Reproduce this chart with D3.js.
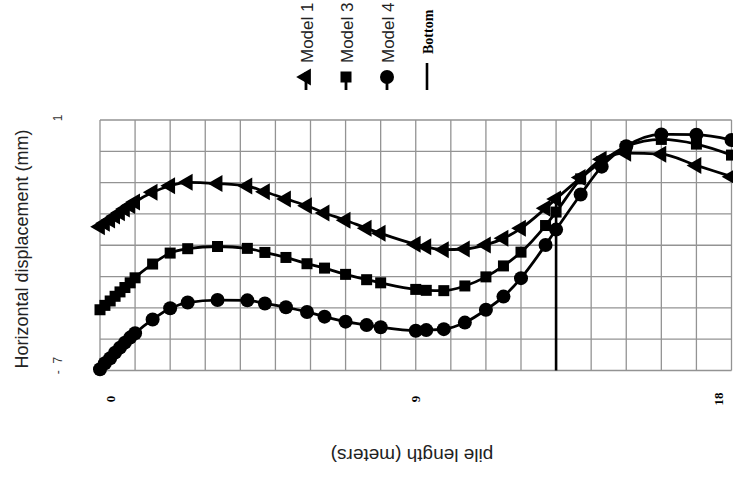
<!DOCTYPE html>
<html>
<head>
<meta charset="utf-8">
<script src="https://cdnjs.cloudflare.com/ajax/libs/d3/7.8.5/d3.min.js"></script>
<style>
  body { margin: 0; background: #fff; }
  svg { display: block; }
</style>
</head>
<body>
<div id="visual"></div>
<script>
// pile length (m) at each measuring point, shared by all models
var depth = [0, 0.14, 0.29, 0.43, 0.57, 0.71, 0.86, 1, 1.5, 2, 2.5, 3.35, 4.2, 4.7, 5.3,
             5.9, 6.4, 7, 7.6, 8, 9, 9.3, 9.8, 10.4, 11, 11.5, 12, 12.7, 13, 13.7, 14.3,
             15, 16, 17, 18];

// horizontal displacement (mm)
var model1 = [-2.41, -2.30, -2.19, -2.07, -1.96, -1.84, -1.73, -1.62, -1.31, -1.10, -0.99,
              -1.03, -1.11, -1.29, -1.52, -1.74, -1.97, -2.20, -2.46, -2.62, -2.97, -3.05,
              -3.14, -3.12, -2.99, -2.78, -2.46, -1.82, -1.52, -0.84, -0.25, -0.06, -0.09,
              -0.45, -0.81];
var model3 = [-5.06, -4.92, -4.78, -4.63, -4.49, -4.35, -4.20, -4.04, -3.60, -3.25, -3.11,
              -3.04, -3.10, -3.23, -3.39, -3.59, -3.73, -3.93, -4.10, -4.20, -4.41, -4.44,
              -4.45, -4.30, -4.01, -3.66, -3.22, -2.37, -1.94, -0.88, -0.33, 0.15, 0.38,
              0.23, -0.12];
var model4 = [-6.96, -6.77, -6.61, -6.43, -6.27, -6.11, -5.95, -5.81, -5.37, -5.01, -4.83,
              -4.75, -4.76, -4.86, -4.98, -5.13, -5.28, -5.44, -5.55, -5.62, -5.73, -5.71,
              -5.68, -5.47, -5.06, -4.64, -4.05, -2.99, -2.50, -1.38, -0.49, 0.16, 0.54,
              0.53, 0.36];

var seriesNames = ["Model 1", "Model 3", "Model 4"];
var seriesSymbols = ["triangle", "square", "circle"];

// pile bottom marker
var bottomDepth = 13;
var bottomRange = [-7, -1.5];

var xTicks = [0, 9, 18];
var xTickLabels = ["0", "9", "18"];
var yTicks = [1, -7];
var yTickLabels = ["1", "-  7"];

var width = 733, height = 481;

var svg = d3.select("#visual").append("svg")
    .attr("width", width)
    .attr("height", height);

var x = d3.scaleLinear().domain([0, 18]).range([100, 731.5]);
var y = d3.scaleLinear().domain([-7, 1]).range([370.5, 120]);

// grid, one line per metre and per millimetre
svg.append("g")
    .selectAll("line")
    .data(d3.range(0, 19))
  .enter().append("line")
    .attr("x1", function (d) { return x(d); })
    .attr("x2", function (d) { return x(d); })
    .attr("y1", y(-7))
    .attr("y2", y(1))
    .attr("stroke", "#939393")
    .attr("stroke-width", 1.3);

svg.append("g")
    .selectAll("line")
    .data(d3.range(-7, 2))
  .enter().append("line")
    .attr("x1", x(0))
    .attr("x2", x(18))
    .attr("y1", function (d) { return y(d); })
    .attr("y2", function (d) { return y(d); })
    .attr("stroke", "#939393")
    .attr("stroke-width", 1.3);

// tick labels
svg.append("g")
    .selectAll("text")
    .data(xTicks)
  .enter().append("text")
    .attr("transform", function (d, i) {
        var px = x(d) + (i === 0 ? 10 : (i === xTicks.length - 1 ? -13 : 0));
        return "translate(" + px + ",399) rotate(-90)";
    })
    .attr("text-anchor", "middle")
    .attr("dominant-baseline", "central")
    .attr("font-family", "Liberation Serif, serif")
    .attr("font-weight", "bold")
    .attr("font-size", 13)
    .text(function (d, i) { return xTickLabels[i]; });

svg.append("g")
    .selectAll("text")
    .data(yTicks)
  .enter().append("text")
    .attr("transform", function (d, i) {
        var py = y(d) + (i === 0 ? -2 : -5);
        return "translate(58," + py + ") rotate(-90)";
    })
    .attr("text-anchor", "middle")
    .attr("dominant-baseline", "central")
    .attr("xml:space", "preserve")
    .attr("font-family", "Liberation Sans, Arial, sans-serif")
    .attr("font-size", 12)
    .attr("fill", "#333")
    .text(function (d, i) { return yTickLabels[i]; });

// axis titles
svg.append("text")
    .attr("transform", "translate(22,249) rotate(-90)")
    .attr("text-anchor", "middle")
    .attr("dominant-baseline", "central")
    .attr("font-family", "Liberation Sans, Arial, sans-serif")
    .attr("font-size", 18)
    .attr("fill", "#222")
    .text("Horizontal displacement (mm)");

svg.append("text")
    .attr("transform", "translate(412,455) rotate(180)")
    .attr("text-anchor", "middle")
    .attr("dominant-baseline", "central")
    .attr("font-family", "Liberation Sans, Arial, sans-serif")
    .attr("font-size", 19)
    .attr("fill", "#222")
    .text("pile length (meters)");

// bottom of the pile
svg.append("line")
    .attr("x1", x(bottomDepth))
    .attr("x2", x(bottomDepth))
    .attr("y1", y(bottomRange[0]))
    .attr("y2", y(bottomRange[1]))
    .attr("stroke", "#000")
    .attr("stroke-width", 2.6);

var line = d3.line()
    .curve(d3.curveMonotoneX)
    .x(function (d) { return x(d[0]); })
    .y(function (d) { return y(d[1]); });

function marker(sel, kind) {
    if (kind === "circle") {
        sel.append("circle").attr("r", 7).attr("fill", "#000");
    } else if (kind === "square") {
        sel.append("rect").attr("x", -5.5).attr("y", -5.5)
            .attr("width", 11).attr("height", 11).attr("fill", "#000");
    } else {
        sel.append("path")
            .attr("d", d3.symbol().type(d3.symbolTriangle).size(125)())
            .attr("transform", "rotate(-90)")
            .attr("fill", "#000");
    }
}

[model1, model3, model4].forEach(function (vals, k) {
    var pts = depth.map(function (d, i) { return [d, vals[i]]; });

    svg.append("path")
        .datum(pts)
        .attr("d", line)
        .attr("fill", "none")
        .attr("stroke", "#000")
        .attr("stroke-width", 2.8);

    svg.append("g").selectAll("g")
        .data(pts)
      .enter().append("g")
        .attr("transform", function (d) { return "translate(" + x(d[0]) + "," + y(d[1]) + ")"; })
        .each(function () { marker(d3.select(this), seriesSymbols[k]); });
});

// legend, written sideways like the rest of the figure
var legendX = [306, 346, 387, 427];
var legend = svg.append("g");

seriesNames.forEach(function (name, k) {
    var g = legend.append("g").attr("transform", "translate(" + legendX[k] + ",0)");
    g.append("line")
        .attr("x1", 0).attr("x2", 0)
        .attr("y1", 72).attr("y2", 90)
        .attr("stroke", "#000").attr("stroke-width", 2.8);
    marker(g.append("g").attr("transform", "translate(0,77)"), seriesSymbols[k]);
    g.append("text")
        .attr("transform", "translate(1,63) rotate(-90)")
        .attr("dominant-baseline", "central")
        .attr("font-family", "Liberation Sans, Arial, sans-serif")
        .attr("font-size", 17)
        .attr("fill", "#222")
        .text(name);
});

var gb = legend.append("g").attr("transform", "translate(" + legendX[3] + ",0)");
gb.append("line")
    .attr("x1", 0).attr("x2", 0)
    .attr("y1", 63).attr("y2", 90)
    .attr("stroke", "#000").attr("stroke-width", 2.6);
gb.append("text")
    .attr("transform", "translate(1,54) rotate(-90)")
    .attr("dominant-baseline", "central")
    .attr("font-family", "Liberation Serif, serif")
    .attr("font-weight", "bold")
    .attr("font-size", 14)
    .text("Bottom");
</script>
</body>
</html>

GIVEN PROBLEM: From the listing, extract all text exactly as given and drop any picture.

RESPONSE TO THIS TASK:
Reproduce this chart with D3.js.
<!DOCTYPE html>
<html>
<head>
<meta charset="utf-8">
<script src="https://cdnjs.cloudflare.com/ajax/libs/d3/7.8.5/d3.min.js"></script>
<style>
  body { margin: 0; background: #fff; }
  svg { display: block; }
</style>
</head>
<body>
<div id="visual"></div>
<script>
// pile length (m) at each measuring point, shared by all models
var depth = [0, 0.14, 0.29, 0.43, 0.57, 0.71, 0.86, 1, 1.5, 2, 2.5, 3.35, 4.2, 4.7, 5.3,
             5.9, 6.4, 7, 7.6, 8, 9, 9.3, 9.8, 10.4, 11, 11.5, 12, 12.7, 13, 13.7, 14.3,
             15, 16, 17, 18];

// horizontal displacement (mm)
var model1 = [-2.41, -2.30, -2.19, -2.07, -1.96, -1.84, -1.73, -1.62, -1.31, -1.10, -0.99,
              -1.03, -1.11, -1.29, -1.52, -1.74, -1.97, -2.20, -2.46, -2.62, -2.97, -3.05,
              -3.14, -3.12, -2.99, -2.78, -2.46, -1.82, -1.52, -0.84, -0.25, -0.06, -0.09,
              -0.45, -0.81];
var model3 = [-5.06, -4.92, -4.78, -4.63, -4.49, -4.35, -4.20, -4.04, -3.60, -3.25, -3.11,
              -3.04, -3.10, -3.23, -3.39, -3.59, -3.73, -3.93, -4.10, -4.20, -4.41, -4.44,
              -4.45, -4.30, -4.01, -3.66, -3.22, -2.37, -1.94, -0.88, -0.33, 0.15, 0.38,
              0.23, -0.12];
var model4 = [-6.96, -6.77, -6.61, -6.43, -6.27, -6.11, -5.95, -5.81, -5.37, -5.01, -4.83,
              -4.75, -4.76, -4.86, -4.98, -5.13, -5.28, -5.44, -5.55, -5.62, -5.73, -5.71,
              -5.68, -5.47, -5.06, -4.64, -4.05, -2.99, -2.50, -1.38, -0.49, 0.16, 0.54,
              0.53, 0.36];

var seriesNames = ["Model 1", "Model 3", "Model 4"];
var seriesSymbols = ["triangle", "square", "circle"];

// pile bottom marker
var bottomDepth = 13;
var bottomRange = [-7, -1.5];

var xTicks = [0, 9, 18];
var xTickLabels = ["0", "9", "18"];
var yTicks = [1, -7];
var yTickLabels = ["1", "-  7"];

var width = 733, height = 481;

var svg = d3.select("#visual").append("svg")
    .attr("width", width)
    .attr("height", height);

var x = d3.scaleLinear().domain([0, 18]).range([100, 731.5]);
var y = d3.scaleLinear().domain([-7, 1]).range([370.5, 120]);

// grid, one line per metre and per millimetre
svg.append("g")
    .selectAll("line")
    .data(d3.range(0, 19))
  .enter().append("line")
    .attr("x1", function (d) { return x(d); })
    .attr("x2", function (d) { return x(d); })
    .attr("y1", y(-7))
    .attr("y2", y(1))
    .attr("stroke", "#939393")
    .attr("stroke-width", 1.3);

svg.append("g")
    .selectAll("line")
    .data(d3.range(-7, 2))
  .enter().append("line")
    .attr("x1", x(0))
    .attr("x2", x(18))
    .attr("y1", function (d) { return y(d); })
    .attr("y2", function (d) { return y(d); })
    .attr("stroke", "#939393")
    .attr("stroke-width", 1.3);

// tick labels
svg.append("g")
    .selectAll("text")
    .data(xTicks)
  .enter().append("text")
    .attr("transform", function (d, i) {
        var px = x(d) + (i === 0 ? 10 : (i === xTicks.length - 1 ? -13 : 0));
        return "translate(" + px + ",399) rotate(-90)";
    })
    .attr("text-anchor", "middle")
    .attr("dominant-baseline", "central")
    .attr("font-family", "Liberation Serif, serif")
    .attr("font-weight", "bold")
    .attr("font-size", 13)
    .text(function (d, i) { return xTickLabels[i]; });

svg.append("g")
    .selectAll("text")
    .data(yTicks)
  .enter().append("text")
    .attr("transform", function (d, i) {
        var py = y(d) + (i === 0 ? -2 : -5);
        return "translate(58," + py + ") rotate(-90)";
    })
    .attr("text-anchor", "middle")
    .attr("dominant-baseline", "central")
    .attr("xml:space", "preserve")
    .attr("font-family", "Liberation Sans, Arial, sans-serif")
    .attr("font-size", 12)
    .attr("fill", "#333")
    .text(function (d, i) { return yTickLabels[i]; });

// axis titles
svg.append("text")
    .attr("transform", "translate(22,249) rotate(-90)")
    .attr("text-anchor", "middle")
    .attr("dominant-baseline", "central")
    .attr("font-family", "Liberation Sans, Arial, sans-serif")
    .attr("font-size", 18)
    .attr("fill", "#222")
    .text("Horizontal displacement (mm)");

svg.append("text")
    .attr("transform", "translate(412,455) rotate(180)")
    .attr("text-anchor", "middle")
    .attr("dominant-baseline", "central")
    .attr("font-family", "Liberation Sans, Arial, sans-serif")
    .attr("font-size", 19)
    .attr("fill", "#222")
    .text("pile length (meters)");

// bottom of the pile
svg.append("line")
    .attr("x1", x(bottomDepth))
    .attr("x2", x(bottomDepth))
    .attr("y1", y(bottomRange[0]))
    .attr("y2", y(bottomRange[1]))
    .attr("stroke", "#000")
    .attr("stroke-width", 2.6);

var line = d3.line()
    .curve(d3.curveMonotoneX)
    .x(function (d) { return x(d[0]); })
    .y(function (d) { return y(d[1]); });

function marker(sel, kind) {
    if (kind === "circle") {
        sel.append("circle").attr("r", 7).attr("fill", "#000");
    } else if (kind === "square") {
        sel.append("rect").attr("x", -5.5).attr("y", -5.5)
            .attr("width", 11).attr("height", 11).attr("fill", "#000");
    } else {
        sel.append("path")
            .attr("d", d3.symbol().type(d3.symbolTriangle).size(125)())
            .attr("transform", "rotate(-90)")
            .attr("fill", "#000");
    }
}

[model1, model3, model4].forEach(function (vals, k) {
    var pts = depth.map(function (d, i) { return [d, vals[i]]; });

    svg.append("path")
        .datum(pts)
        .attr("d", line)
        .attr("fill", "none")
        .attr("stroke", "#000")
        .attr("stroke-width", 2.8);

    svg.append("g").selectAll("g")
        .data(pts)
      .enter().append("g")
        .attr("transform", function (d) { return "translate(" + x(d[0]) + "," + y(d[1]) + ")"; })
        .each(function () { marker(d3.select(this), seriesSymbols[k]); });
});

// legend, written sideways like the rest of the figure
var legendX = [306, 346, 387, 427];
var legend = svg.append("g");

seriesNames.forEach(function (name, k) {
    var g = legend.append("g").attr("transform", "translate(" + legendX[k] + ",0)");
    g.append("line")
        .attr("x1", 0).attr("x2", 0)
        .attr("y1", 72).attr("y2", 90)
        .attr("stroke", "#000").attr("stroke-width", 2.8);
    marker(g.append("g").attr("transform", "translate(0,77)"), seriesSymbols[k]);
    g.append("text")
        .attr("transform", "translate(1,63) rotate(-90)")
        .attr("dominant-baseline", "central")
        .attr("font-family", "Liberation Sans, Arial, sans-serif")
        .attr("font-size", 17)
        .attr("fill", "#222")
        .text(name);
});

var gb = legend.append("g").attr("transform", "translate(" + legendX[3] + ",0)");
gb.append("line")
    .attr("x1", 0).attr("x2", 0)
    .attr("y1", 63).attr("y2", 90)
    .attr("stroke", "#000").attr("stroke-width", 2.6);
gb.append("text")
    .attr("transform", "translate(1,54) rotate(-90)")
    .attr("dominant-baseline", "central")
    .attr("font-family", "Liberation Serif, serif")
    .attr("font-weight", "bold")
    .attr("font-size", 14)
    .text("Bottom");
</script>
</body>
</html>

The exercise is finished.